I’m on the SAP business flash subscription. This is a traditional push email subscription thingy that customers  and SAP watchers get.  It provides  links to press releases, marketing stuff,  webcasts, training courses and so on.  I’m guessing that most SAP customers have not become RSS junkies, so email subscriptions are a good way to reach these folks.  That said, you can also get it via this  RSS feed. (I’d prefer if this was abit more granular, but it is a feed at least)

I scanned the flash,  and was about to go on to other email, when I saw this.

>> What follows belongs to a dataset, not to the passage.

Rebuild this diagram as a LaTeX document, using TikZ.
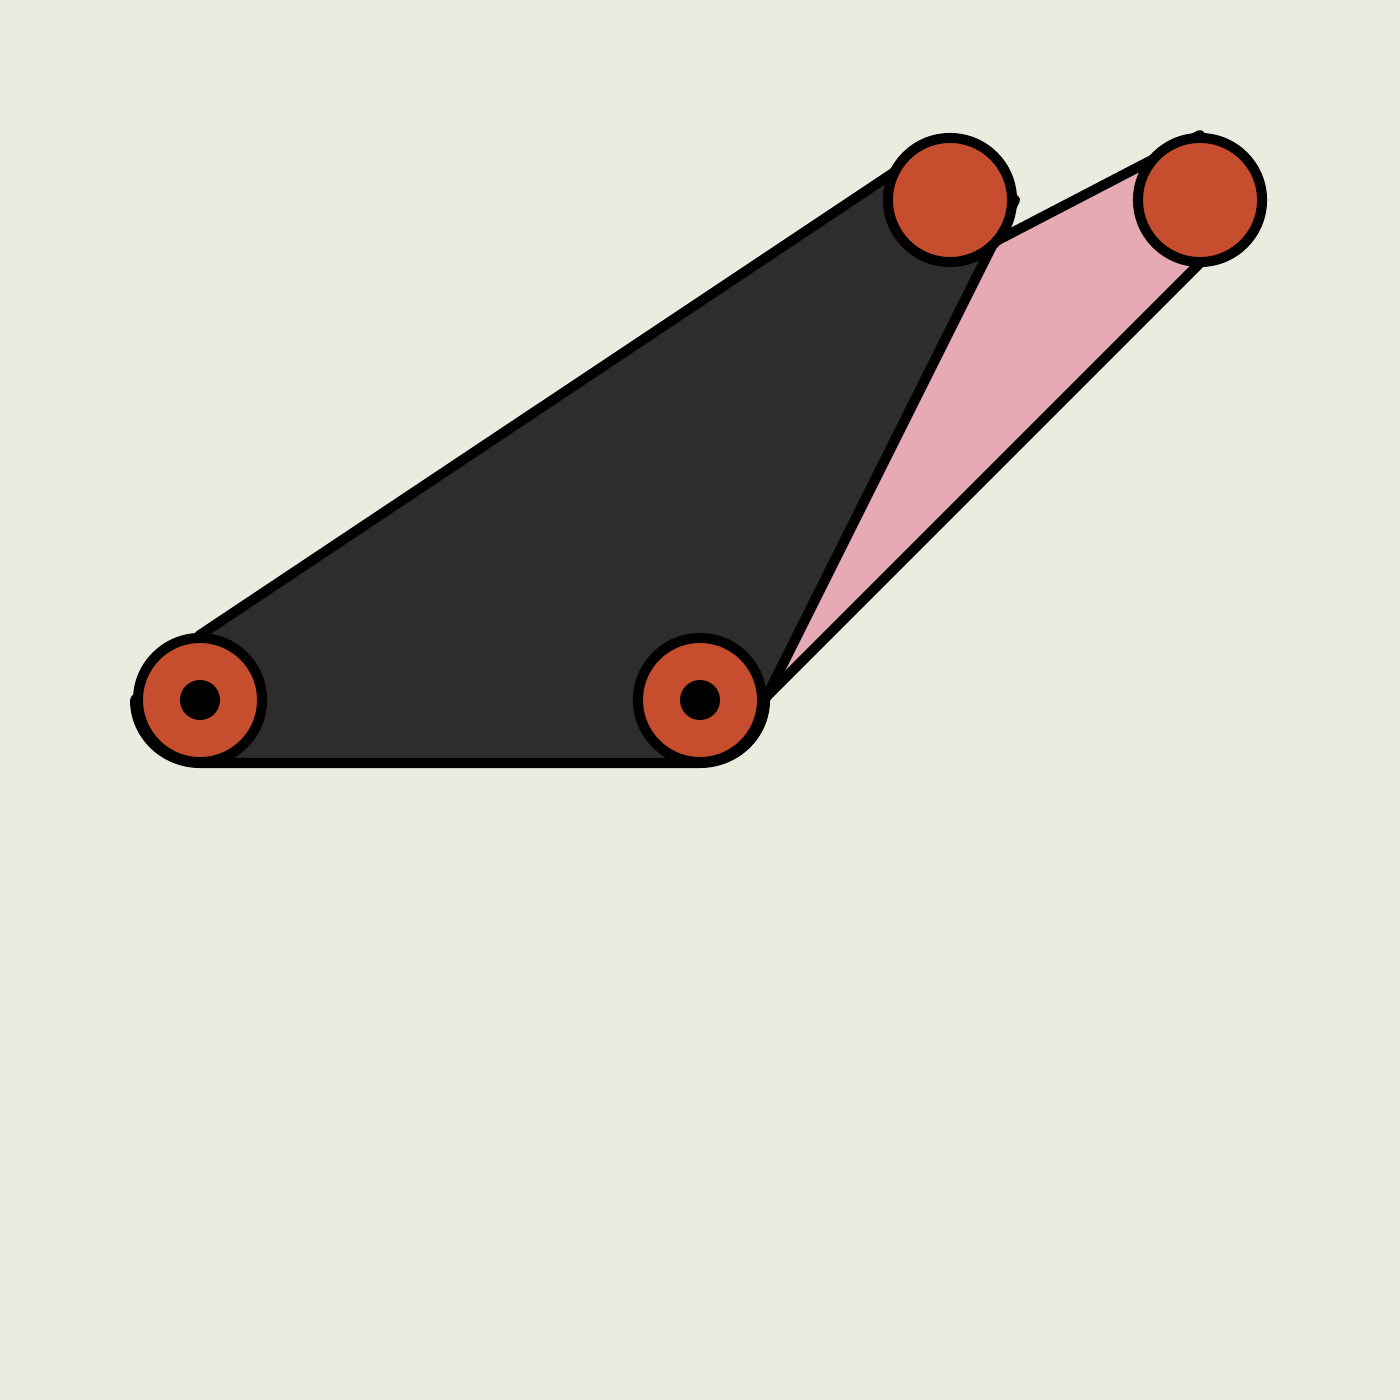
\documentclass[tikz,border=0pt]{standalone}
\definecolor{bgc}{HTML}{EBEBDF}
\definecolor{darkc}{HTML}{2E2D2B}
\definecolor{pinkc}{HTML}{E5AAB4}
\definecolor{pinc}{HTML}{C64D2E}
\tikzset{
  link/.style={draw=black, line width=2.85pt, line join=round},
  pinnode/.style={circle, draw=black, line width=2.85pt, fill=pinc, minimum size=1.24cm, inner sep=0pt},
  pivotdot/.style={circle, fill=black, minimum size=0.4cm, inner sep=0pt}
}
\begin{document}
\begin{tikzpicture}[x=0.01cm, y=-0.01cm]
\fill[bgc] (0,0) rectangle (1400,1400);
\useasboundingbox (0,0) rectangle (1400,1400);
% coupler link (pink), drawn below
\draw[link, fill=pinkc] (700,763) -- (1240,223) -- (1200,135) -- (950,265) -- (700,700) -- cycle;
% ground/crank link (dark)
\draw[link, fill=darkc] (135,700) -- (200,635) -- (940,141.7) -- (1015,200) -- (765,700)
  arc[start angle=0, end angle=-90, x radius=65, y radius=-63] -- (200,763)
  arc[start angle=-90, end angle=-180, x radius=65, y radius=-63] -- cycle;
% joints
\node[pinnode] (pa) at (200,700) {};
\node[pinnode] (pb) at (700,700) {};
\node[pinnode] (pc) at (950,200) {};
\node[pinnode] (pd) at (1200,200) {};
\node[pivotdot] (da) at (pa) {};
\node[pivotdot] (db) at (pb) {};
\end{tikzpicture}
\end{document}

Get a First Look at Project Muse: User Interface Blog Generates 32,000 Hits!
Read the second most-read SDN blog of all time! With over 32,000 hits, the Project Muse blog from Jeff Word of the SAP Product and Technology Group discusses the new interface through which SAP users can access any SAP application directly from their Macintosh, Linux or Windows client device. Also check out the related Project Muse demo and fact sheet

This is not the formal forum stuff on SDN, just the individual blog section there. This is a pretty good indicator of SDN’s relevance to SAP customers, it also makes the point that improving SAP’s UI is of interest to the customer base.

Within SDN blogging is taking off, with more and more folks contributing. (not all of it is brilliant and profound, but there is a lot of conversion going on.)  The wiki is growing too.  Also the lines are blurring between external blogging about SDN and “internal” SDN blogging.

Craig Cmehil recently posted this:

I often find myself reading through tons of blogs outside of the community here to find out what others have to say about the community here and I started to come across several bloggers in the outside world that not only talk about SAP but they talk about SDN as well.
One example I found was in his year end wrap up, Vinnie talks about SAP’s SDN: Such Delightful News
……
Another interesting way for you to track who is blogging about us is with a new little interesting “tag” we’ve started. You can find out more about this new way via our Wiki over here in the Community section – Blogging about SAP or via multiple other types of tags:
Technorati Tags: vinnie mirchandani, thomas otter, sdn blogger, sap
So if you are a blogger outside of SDN/BPX about SAP please add yourself to the list on the Wiki and be sure if you write a related post to use the “Technorati Tag” sdn blogger and keep them coming in 2007!

So, if you blog about SAP, why not go and add yourself to the wiki?  Even curmudgeons welcome. 

In other news, James Governor has written his shortest post ever.